The anecdotes he uses that refer to his family are often the most successful. He speaks with great affection and admiration about his 100-year old father, recalling a hilarious incident with a rookie reporter coming on his birthday to ask him about the differences between Georgia now and 100 years ago. He addresses the inevitable subject of Brexit with wit and clever humour, explaining it to his father with reference to setting your own balls on fire.
There are stories of sibling rivalry, familial tensions and an amusing recollection of his reaction to his brother-in-law asking him why his sister won't sleep with him anymore.

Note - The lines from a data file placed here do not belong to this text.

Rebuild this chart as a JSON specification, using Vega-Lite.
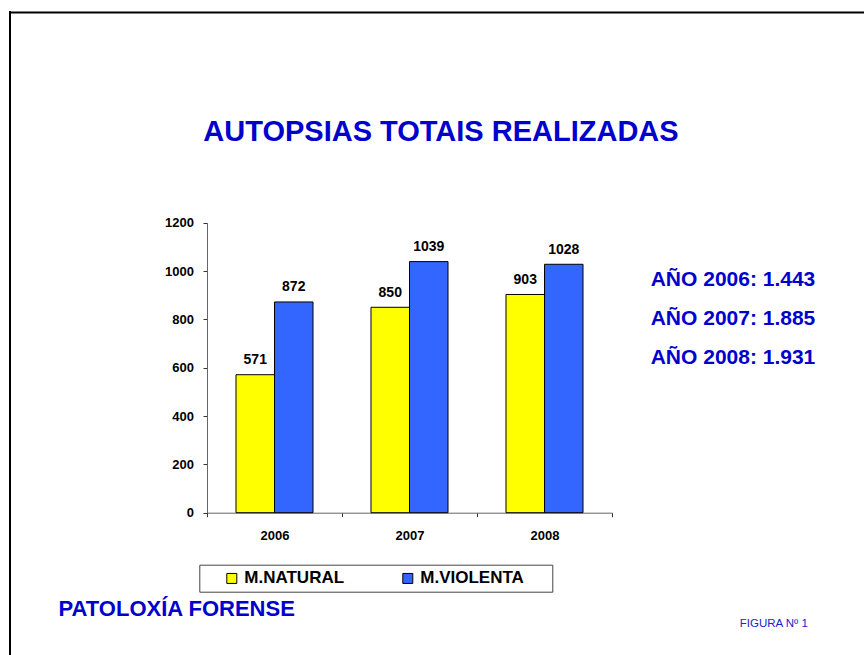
{
  "$schema": "https://vega.github.io/schema/vega-lite/v6.json",
  "width": 854,
  "height": 643,
  "autosize": {"type": "none"},
  "padding": {"left": 10, "top": 12, "right": 0, "bottom": 0},
  "background": "white",
  "config": {
    "font": "Liberation Sans",
    "view": {"stroke": null}
  },
  "title": {
    "text": "AUTOPSIAS TOTAIS REALIZADAS",
    "fontSize": 29,
    "fontWeight": "bold",
    "color": "#0000CC",
    "anchor": "middle",
    "frame": "group",
    "offset": 0,
    "dx": 4,
    "dy": 136
  },
  "datasets": {
    "bars": [
      {"year": "2006", "tipo": "M.NATURAL", "value": 571},
      {"year": "2006", "tipo": "M.VIOLENTA", "value": 872},
      {"year": "2007", "tipo": "M.NATURAL", "value": 850},
      {"year": "2007", "tipo": "M.VIOLENTA", "value": 1039},
      {"year": "2008", "tipo": "M.NATURAL", "value": 903},
      {"year": "2008", "tipo": "M.VIOLENTA", "value": 1028}
    ],
    "totals": [
      {"label": "AÑO 2006: 1.443"},
      {"label": "AÑO 2007: 1.885"},
      {"label": "AÑO 2008: 1.931"}
    ]
  },
  "layer": [
    {
      "data": {"name": "bars"},
      "encoding": {
        "x": {
          "field": "year",
          "type": "nominal",
          "scale": {"range": [197, 602], "paddingInner": 0, "paddingOuter": 0},
          "axis": {
            "orient": "bottom",
            "offset": -142.3,
            "labelAngle": 0,
            "tickBand": "extent",
            "tickSize": 4,
            "tickColor": "#333333",
            "domainColor": "#666666",
            "labelPadding": 12.5,
            "labelFontSize": 13,
            "labelFontWeight": "bold",
            "labelColor": "black",
            "grid": false,
            "title": "PATOLOXÍA FORENSE",
            "titleX": 48,
            "titleY": 102.8,
            "titleAlign": "left",
            "titleBaseline": "alphabetic",
            "titleFontSize": 22,
            "titleFontWeight": "bold",
            "titleColor": "#0000CC"
          }
        },
        "xOffset": {
          "field": "tipo",
          "type": "nominal",
          "scale": {"paddingInner": 0, "paddingOuter": 0.753}
        },
        "y": {
          "field": "value",
          "type": "quantitative",
          "scale": {"domain": [0, 1200], "range": [500.7, 210.7], "nice": false},
          "axis": {
            "orient": "left",
            "offset": -197,
            "values": [0, 200, 400, 600, 800, 1000, 1200],
            "format": "d",
            "grid": false,
            "tickSize": 4,
            "tickColor": "#333333",
            "domainColor": "#666666",
            "labelPadding": 9.5,
            "labelFontSize": 13,
            "labelFontWeight": "bold",
            "labelColor": "black",
            "title": "FIGURA Nº 1",
            "titleAngle": 0,
            "titleX": 532.3,
            "titleY": 614,
            "titleAlign": "left",
            "titleBaseline": "alphabetic",
            "titleFontSize": 11.5,
            "titleFontWeight": "normal",
            "titleColor": "#2222CC"
          }
        }
      },
      "layer": [
        {
          "mark": {"type": "bar", "stroke": "black", "strokeWidth": 1},
          "encoding": {
            "color": {
              "field": "tipo",
              "type": "nominal",
              "scale": {"domain": ["M.NATURAL", "M.VIOLENTA"], "range": ["#FFFF00", "#3366FF"]},
              "legend": {
                "orient": "none",
                "legendX": 189.3,
                "legendY": 552.7,
                "direction": "horizontal",
                "title": "\u2003",
                "titleOrient": "right",
                "titleFontSize": 17,
                "titlePadding": 23,
                "padding": 5,
                "strokeColor": "#444444",
                "fillColor": "white",
                "symbolType": "square",
                "symbolSize": 100,
                "symbolStrokeColor": "black",
                "symbolStrokeWidth": 1,
                "symbolOpacity": 1,
                "symbolOffset": 19,
                "labelOffset": 4,
                "columnPadding": 36,
                "labelFontSize": 17,
                "labelFontWeight": "bold",
                "labelColor": "black"
              }
            }
          }
        },
        {
          "mark": {"type": "text", "baseline": "alphabetic", "dy": -10.5, "fontSize": 14, "fontWeight": "bold", "color": "black"},
          "encoding": {"text": {"field": "value", "type": "quantitative"}}
        }
      ]
    },
    {
      "data": {"name": "totals"},
      "encoding": {
        "x": {
          "datum": "t",
          "type": "nominal",
          "scale": {"type": "point", "range": [0, 854], "padding": 0, "align": 0},
          "axis": {
            "orient": "top",
            "labels": false,
            "ticks": false,
            "title": null,
            "grid": false,
            "domainColor": "black",
            "domainWidth": 2,
            "domainCap": "square"
          }
        }
      },
      "layer": [
        {
          "mark": {"type": "rule", "color": "black", "strokeWidth": 2, "strokeCap": "square"},
          "encoding": {}
        },
        {
          "mark": {"type": "text", "align": "left", "baseline": "middle", "fontSize": 21, "fontWeight": "bold", "color": "#0000CC", "dx": 640.7},
          "encoding": {
            "y": {
              "field": "label",
              "type": "nominal",
              "scale": {"type": "point", "range": [268, 346], "padding": 0},
              "axis": null
            },
            "text": {"field": "label"}
          }
        }
      ]
    }
  ],
  "resolve": {
    "scale": {"x": "independent", "y": "independent"},
    "axis": {"x": "independent", "y": "independent"}
  }
}
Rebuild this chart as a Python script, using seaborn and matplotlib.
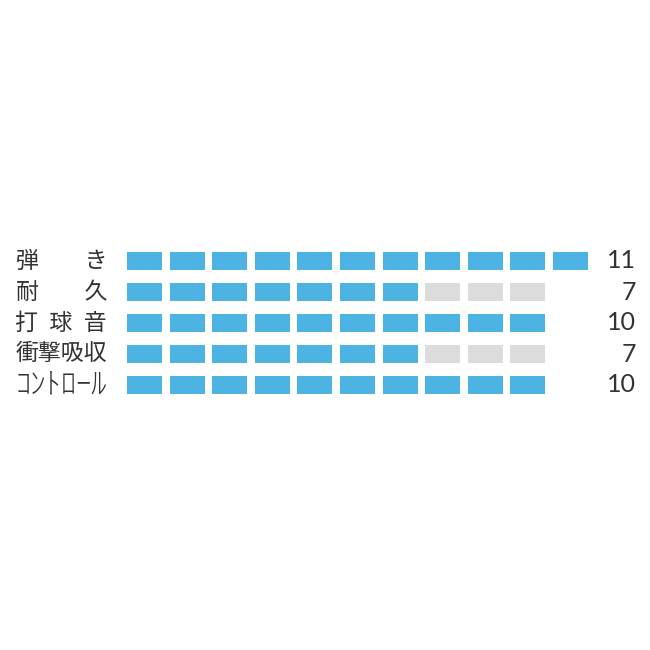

One of Hunter's trademarks is his use of dark subjects to gain laughs. Here there are sections that do not play for laughs at all. Perhaps due to his cold, he meanders at points and leaves uncharacteristic pauses. However, there are some moving moments where he references the teenage daughter he has only just found out about and how he is trying to get to know her; this is evidence of a real intimacy that Hunter shares with his audience.
His stories feel authentic and true and there is often a confessional feel to the show. He talks openly about his previous bouts of depression, his feelings about his girlfriend and how he feels he is only just regaining the nerve to tell the truth on stage and fight 'the beast' of self-doubt.
Hunter demonstrates a clever ability to shock and educate simultaneously. The show features musings and philosophical thoughts; an exploration of #MeToo sees him obviously burnt by a recent Twitter spat where he was accused of inappropriate behaviour and he describes his subsequently low opinion of the all the women involved in the movement.
The success of many comedy shows relies on the ability of the comedian to read their audience and quickly judge what is working and what is falling flat. Hunter knows that the audience hangs on his every word, but appears to misjudge the reaction to an uncomfortable story about the history of a Michael Jackson joke. His logic is clear, but he spends rather too much time on explaining his reaction to the documentary Leaving Neverland, where he seems to judge the recent allegations as simply a sort of love story, rather than revelations of abuse.
Hunter's lengthy experience as a comic is evident here and he does not compromise on his offensive material. Having been living in the UK for over 20 years, he shows excellent insight into the British psyche and the show only benefits from his gently gruff voice and dead-pan delivery.
This show was very well received in Edinburgh and will certainly develop and strengthen during the tour. It will also help when his cold has cleared up.